US-Iran ceasefire deal: What does the reopening of Strait of Hormuz mean for the Indian stock market?

Money Bells Market Update

Market Context: The Geopolitical De-escalation and the Strait of Hormuz

The Strait of Hormuz remains one of the most critical maritime chokepoints in the world, facilitating the transit of approximately one-fifth of global petroleum liquids. Recent developments pointing toward a US-Iran ceasefire deal and the subsequent normalization of shipping routes through this corridor mark a significant turning point for global trade. For energy-sensitive emerging economies, particularly India, which relies heavily on imports to meet over 80% of its domestic crude oil requirements, geopolitical stability in this region is of paramount importance. The reopening and stabilization of the Strait mitigate the acute risk premiums that have historically inflated global energy prices and disrupted supply chain logistics.

Key Takeaways from the Diplomatic Breakthrough

  • Stabilization of Global Crude Prices: The reduction in geopolitical friction directly lowers the risk premium embedded in Brent and WTI crude prices, pointing toward a more predictable pricing environment.
  • Reduction in Maritime Logistics Costs: A secure passage through the Strait of Hormuz translates to a substantial decrease in maritime insurance premiums, war risk surcharges, and freight costs for tankers navigating the Persian Gulf.
  • Improvement in Global Supply Chain Fluidity: Regularized transit lanes ensure a steady flow of commodities and manufactured goods, reducing lead times and inventory carrying costs for international trade participants.
  • Macroeconomic Relief for Import-Dependent Nations: For India, a sustained drop or stabilization in crude prices directly supports fiscal consolidation efforts, easing pressure on the trade balance and national currency reserves.

Expected Impact on the Indian Stock Market and Economy

The diplomatic resolution is expected to reverberate across multiple sectors of the Indian equity market. Historically, a cooling of crude oil prices improves the operating margins of domestic industries where petroleum derivatives are key inputs. Sectorally, aviation, paint manufacturing, specialty chemicals, and logistics companies are poised to experience relief from high input and transportation costs. Conversely, domestic upstream oil exploration and production companies may see a normalization of realizations, moving away from the windfall gains associated with highly inflated global oil benchmarks.
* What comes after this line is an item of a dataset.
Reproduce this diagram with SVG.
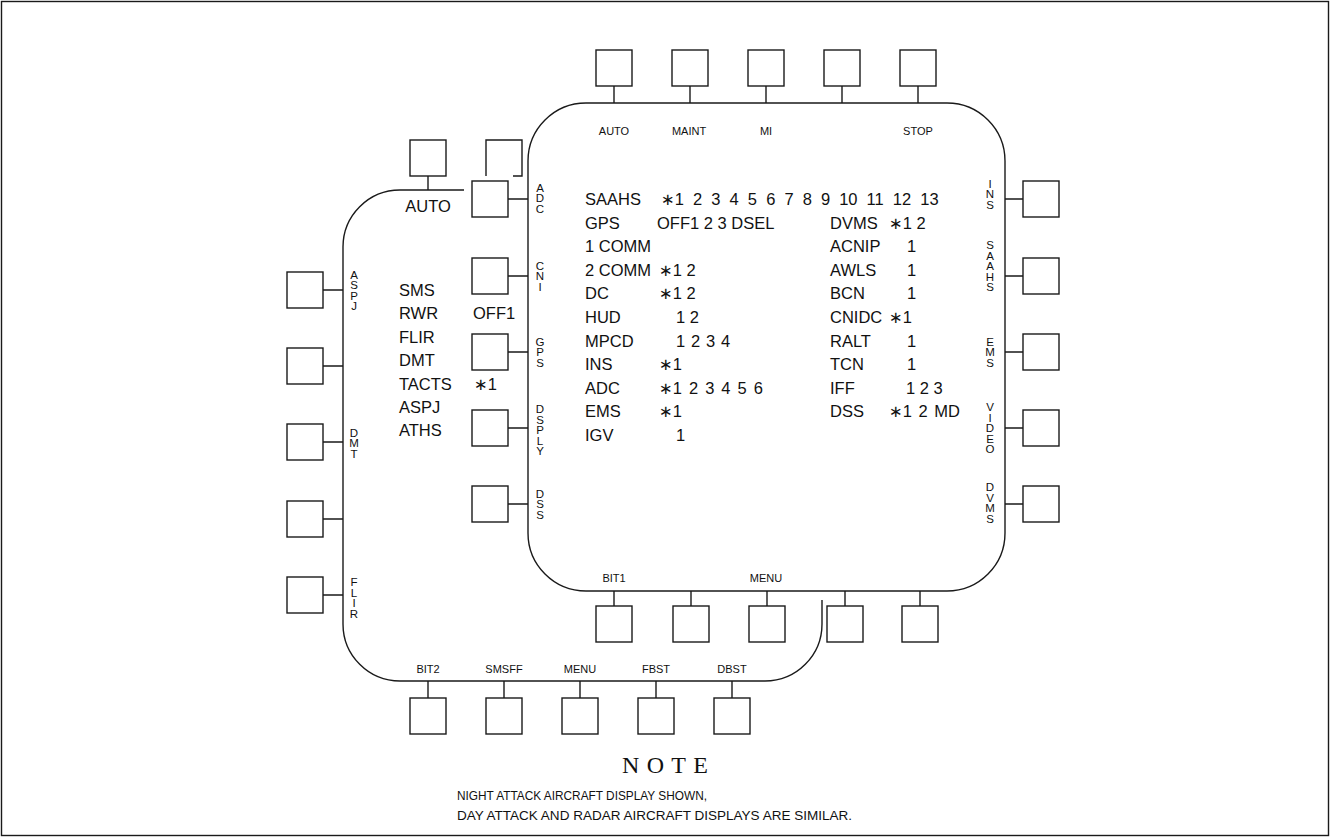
<svg xmlns="http://www.w3.org/2000/svg" width="1330" height="837" viewBox="0 0 1330 837">
<style>
.ln{fill:none;stroke:#1a1a1a;stroke-width:1.4}
.bx{fill:none;stroke:#1a1a1a;stroke-width:1.4}
text{font-family:"Liberation Sans",Arial,"DejaVu Sans",sans-serif;fill:#111}
.s{font-size:11px;text-anchor:middle}
.v{font-size:11.5px;text-anchor:middle}
.m{font-size:16.5px}
.note{font-family:"Liberation Serif","Times New Roman",serif;font-size:24px}
.nt{font-size:13.5px}
</style>
<defs><rect id="b" width="36" height="36" class="bx"/></defs>
<rect x="0" y="0" width="1330" height="837" fill="#fff"/>
<rect x="1.5" y="1.5" width="1327" height="834" class="ln"/>

<g id="back-display">
<path class="ln" d="M464,190 H400 A57,57 0 0 0 343,247 V624 A57,57 0 0 0 400,681 H765 A57,57 0 0 0 822,624 V600"/>
<text class="m" x="428" y="212" text-anchor="middle">AUTO</text>
<text class="m" x="399" y="296">SMS</text>
<text class="m" x="399" y="319.4">RWR</text>
<text class="m" x="399" y="342.8">FLIR</text>
<text class="m" x="399" y="366.2">DMT</text>
<text class="m" x="399" y="389.6">TACTS</text>
<text class="m" x="399" y="413">ASPJ</text>
<text class="m" x="399" y="436.4">ATHS</text>
<text class="m" x="473" y="319.4">OFF1</text>
<text class="m" x="474" y="389.6">∗1</text>
<text class="v" x="354" y="278.6">A<tspan x="354" dy="10.5">S</tspan><tspan x="354" dy="10.5">P</tspan><tspan x="354" dy="10.5">J</tspan></text>
<text class="v" x="354" y="436.5">D<tspan x="354" dy="10.5">M</tspan><tspan x="354" dy="10.5">T</tspan></text>
<text class="v" x="354" y="586">F<tspan x="354" dy="10.5">L</tspan><tspan x="354" dy="10.5">I</tspan><tspan x="354" dy="10.5">R</tspan></text>
<text class="s" x="428" y="673">BIT2</text>
<text class="s" x="504" y="673">SMSFF</text>
<text class="s" x="580" y="673">MENU</text>
<text class="s" x="656" y="673">FBST</text>
<text class="s" x="732" y="673">DBST</text>
</g>

<g id="front-display">
<path class="ln" d="M586,103 H947 A58,58 0 0 1 1005,161 V533 A58,58 0 0 1 947,591 H586 A58,58 0 0 1 528,533 V161 A58,58 0 0 1 586,103 Z"/>
<text class="s" x="614" y="135">AUTO</text>
<text class="s" x="689" y="135">MAINT</text>
<text class="s" x="766" y="135">MI</text>
<text class="s" x="918" y="135">STOP</text>
<text class="s" x="614" y="582">BIT1</text>
<text class="s" x="766" y="582">MENU</text>
<text class="v" x="540" y="191.5">A<tspan x="540" dy="10.5">D</tspan><tspan x="540" dy="10.5">C</tspan></text>
<text class="v" x="540" y="269.5">C<tspan x="540" dy="10.5">N</tspan><tspan x="540" dy="10.5">I</tspan></text>
<text class="v" x="540" y="345.5">G<tspan x="540" dy="10.5">P</tspan><tspan x="540" dy="10.5">S</tspan></text>
<text class="v" x="540" y="413">D<tspan x="540" dy="10.5">S</tspan><tspan x="540" dy="10.5">P</tspan><tspan x="540" dy="10.5">L</tspan><tspan x="540" dy="10.5">Y</tspan></text>
<text class="v" x="540" y="497.5">D<tspan x="540" dy="10.5">S</tspan><tspan x="540" dy="10.5">S</tspan></text>
<text class="v" x="990" y="187.5">I<tspan x="990" dy="10.5">N</tspan><tspan x="990" dy="10.5">S</tspan></text>
<text class="v" x="990" y="249">S<tspan x="990" dy="10.5">A</tspan><tspan x="990" dy="10.5">A</tspan><tspan x="990" dy="10.5">H</tspan><tspan x="990" dy="10.5">S</tspan></text>
<text class="v" x="990" y="345.5">E<tspan x="990" dy="10.5">M</tspan><tspan x="990" dy="10.5">S</tspan></text>
<text class="v" x="990" y="411">V<tspan x="990" dy="10.5">I</tspan><tspan x="990" dy="10.5">D</tspan><tspan x="990" dy="10.5">E</tspan><tspan x="990" dy="10.5">O</tspan></text>
<text class="v" x="990" y="491.2">D<tspan x="990" dy="10.5">V</tspan><tspan x="990" dy="10.5">M</tspan><tspan x="990" dy="10.5">S</tspan></text>

<text class="m" x="585" y="205">SAAHS</text>
<text class="m" x="661" y="205" word-spacing="4.5">∗1 2 3 4 5 6 7 8 9 10 11 12 13</text>
<text class="m" x="585" y="228.6">GPS</text>
<text class="m" x="657" y="228.6">OFF1 2 3 DSEL</text>
<text class="m" x="585" y="252.2">1 COMM</text>
<text class="m" x="585" y="275.8">2 COMM</text>
<text class="m" x="659" y="275.8">∗1 2</text>
<text class="m" x="585" y="299.4">DC</text>
<text class="m" x="659" y="299.4">∗1 2</text>
<text class="m" x="585" y="323">HUD</text>
<text class="m" x="676" y="323">1 2</text>
<text class="m" x="585" y="346.6">MPCD</text>
<text class="m" x="676" y="346.6" word-spacing="1.2">1 2 3 4</text>
<text class="m" x="585" y="370.2">INS</text>
<text class="m" x="659" y="370.2">∗1</text>
<text class="m" x="585" y="393.8">ADC</text>
<text class="m" x="659" y="393.8" word-spacing="2.4">∗1 2 3 4 5 6</text>
<text class="m" x="585" y="417.4">EMS</text>
<text class="m" x="659" y="417.4">∗1</text>
<text class="m" x="585" y="441">IGV</text>
<text class="m" x="676" y="441">1</text>
<text class="m" x="830" y="228.6">DVMS</text>
<text class="m" x="889" y="228.6">∗1 2</text>
<text class="m" x="830" y="252.2">ACNIP</text>
<text class="m" x="907" y="252.2">1</text>
<text class="m" x="830" y="275.8">AWLS</text>
<text class="m" x="907" y="275.8">1</text>
<text class="m" x="830" y="299.4">BCN</text>
<text class="m" x="907" y="299.4">1</text>
<text class="m" x="830" y="323">CNIDC</text>
<text class="m" x="889" y="323">∗1</text>
<text class="m" x="830" y="346.6">RALT</text>
<text class="m" x="907" y="346.6">1</text>
<text class="m" x="830" y="370.2">TCN</text>
<text class="m" x="907" y="370.2">1</text>
<text class="m" x="830" y="393.8">IFF</text>
<text class="m" x="906" y="393.8">1 2 3</text>
<text class="m" x="830" y="417.4">DSS</text>
<text class="m" x="889" y="417.4" word-spacing="2">∗1 2 MD</text>
</g>

<g id="buttons">
<g id="btn-back-top-auto"><use href="#b" x="410" y="140"/></g>
<g id="btn-back-top-2"><path class="bx" d="M486,176 V140 H522 V176 H513"/></g>
<g id="btn-aspj"><use href="#b" x="287" y="272"/></g>
<g id="btn-back-l2"><use href="#b" x="287" y="348"/></g>
<g id="btn-dmt"><use href="#b" x="287" y="424"/></g>
<g id="btn-back-l4"><use href="#b" x="287" y="501"/></g>
<g id="btn-flir"><use href="#b" x="287" y="577"/></g>
<g id="btn-bit2"><use href="#b" x="410" y="698"/></g>
<g id="btn-smsff"><use href="#b" x="486" y="698"/></g>
<g id="btn-menu2"><use href="#b" x="562" y="698"/></g>
<g id="btn-fbst"><use href="#b" x="638" y="698"/></g>
<g id="btn-dbst"><use href="#b" x="714" y="698"/></g>
<g id="btn-adc"><use href="#b" x="472" y="181"/></g>
<g id="btn-cni"><use href="#b" x="472" y="258"/></g>
<g id="btn-gps"><use href="#b" x="472" y="334"/></g>
<g id="btn-dsply"><use href="#b" x="472" y="410"/></g>
<g id="btn-dss"><use href="#b" x="472" y="486"/></g>
<g id="btn-auto"><use href="#b" x="596" y="50"/></g>
<g id="btn-maint"><use href="#b" x="672" y="50"/></g>
<g id="btn-mi"><use href="#b" x="748" y="50"/></g>
<g id="btn-top4"><use href="#b" x="824" y="50"/></g>
<g id="btn-stop"><use href="#b" x="900" y="50"/></g>
<g id="btn-ins"><use href="#b" x="1023" y="181"/></g>
<g id="btn-saahs"><use href="#b" x="1023" y="258"/></g>
<g id="btn-ems"><use href="#b" x="1023" y="334"/></g>
<g id="btn-video"><use href="#b" x="1023" y="410"/></g>
<g id="btn-dvms"><use href="#b" x="1023" y="486"/></g>
<g id="btn-bit1"><use href="#b" x="596" y="606"/></g>
<g id="btn-bot2"><use href="#b" x="673" y="606"/></g>
<g id="btn-menu1"><use href="#b" x="749" y="606"/></g>
<g id="btn-bot4"><use href="#b" x="827" y="606"/></g>
<g id="btn-bot5"><use href="#b" x="902" y="606"/></g>
</g>

<g id="connectors" class="ln">
<path d="M428,176V190 M323,290H343 M323,366H343 M323,442H343 M323,519H343 M323,595H343
M428,681V698 M504,681V698 M580,681V698 M656,681V698 M732,681V698
M508,199H528 M508,276H528 M508,352H528 M508,428H528 M508,504H528
M614,86V103 M690,86V103 M766,86V103 M842,86V103 M918,86V103
M1005,199H1023 M1005,276H1023 M1005,352H1023 M1005,428H1023 M1005,504H1023
M614,591V606 M691,591V606 M767,591V606 M845,591V606 M920,591V606"/>
</g>

<g id="note">
<text class="note" x="622" y="773" textLength="86" lengthAdjust="spacing">NOTE</text>
<text class="nt" x="457" y="800" textLength="250" lengthAdjust="spacingAndGlyphs">NIGHT ATTACK AIRCRAFT DISPLAY SHOWN,</text>
<text class="nt" x="457" y="820" textLength="395" lengthAdjust="spacingAndGlyphs">DAY ATTACK AND RADAR AIRCRAFT DISPLAYS ARE SIMILAR.</text>
</g>
</svg>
From a macroeconomic perspective, the development offers the Reserve Bank of India (RBI) greater headroom regarding monetary policy. Reduced imported inflation, courtesy of lower energy and shipping costs, alleviates retail inflation pressures. This stability is supportive of the Indian Rupee (INR), which often faces pressure during periods of widening Current Account Deficits (CAD) driven by expensive oil imports. Overall, while equity markets remain subject to broader global macroeconomic variables, the stabilization of this vital trade route removes a major overhang of systemic risk, fostering a more constructive environment for long-term capital allocation.